Belinda O'Hooley chronology
|  | Music is My Silence (2005) | Inversions (2019) |

= Music Is My Silence =

Music is My Silence, the first album by Belinda O'Hooley, was released on 13 June 2005 on the Rabble Rouser label, distributed by Cadiz Music.

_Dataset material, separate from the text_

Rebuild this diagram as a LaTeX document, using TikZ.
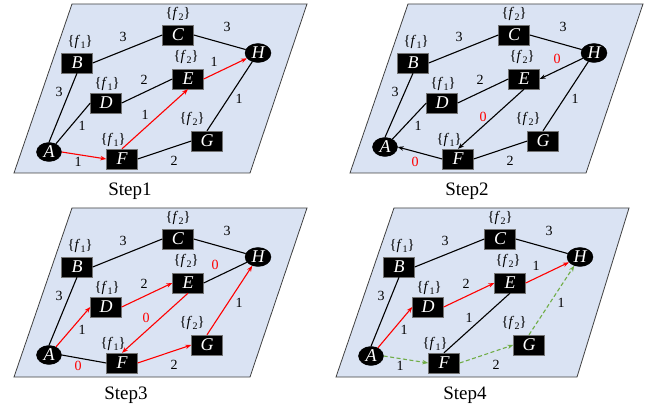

Reviewer David Kidman of Netrhythms.com described it as "a commanding and defiant set of thoroughly contemporary-sounding songs".

==Track listing==

| No. | Title | Length |
|---|---|---|
| 1. | "All that Remains" | 5:16 |
| 2. | "Blanket of Night" | 8:41 |
| 3. | "Moon Over Water" | 4:45 |
| 4. | "Izuko, No More" | 3:37 |
| 5. | "Lover" | 3:55 |
| 6. | "Music is My Silence" | 6:23 |
| 7. | "Different Light" | 4:19 |
| 8. | "Afterglow" | 3:59 |
| 9. | "Monalea" | 6:41 |
| 10. | "With Her" | 4:04 |

==Personnel==
- Belinda O'Hooley – piano, vocals, backing vocals, voiceover on track 6, percussion
- Paul Denny – drums
- Chris Price – bass guitar
- Rachel Unthank – cello
- Janet Coyle – flute and accordion
- Steve Waterman – trumpet
- Kevin Holborough – trombone
- Adrian McNally – percussion, backing vocals
- Nicola Swords – voiceover on track 6

==Production==
The album was recorded in 2003 by Jerry Barker at Woodman Studios, Elland, West Yorkshire.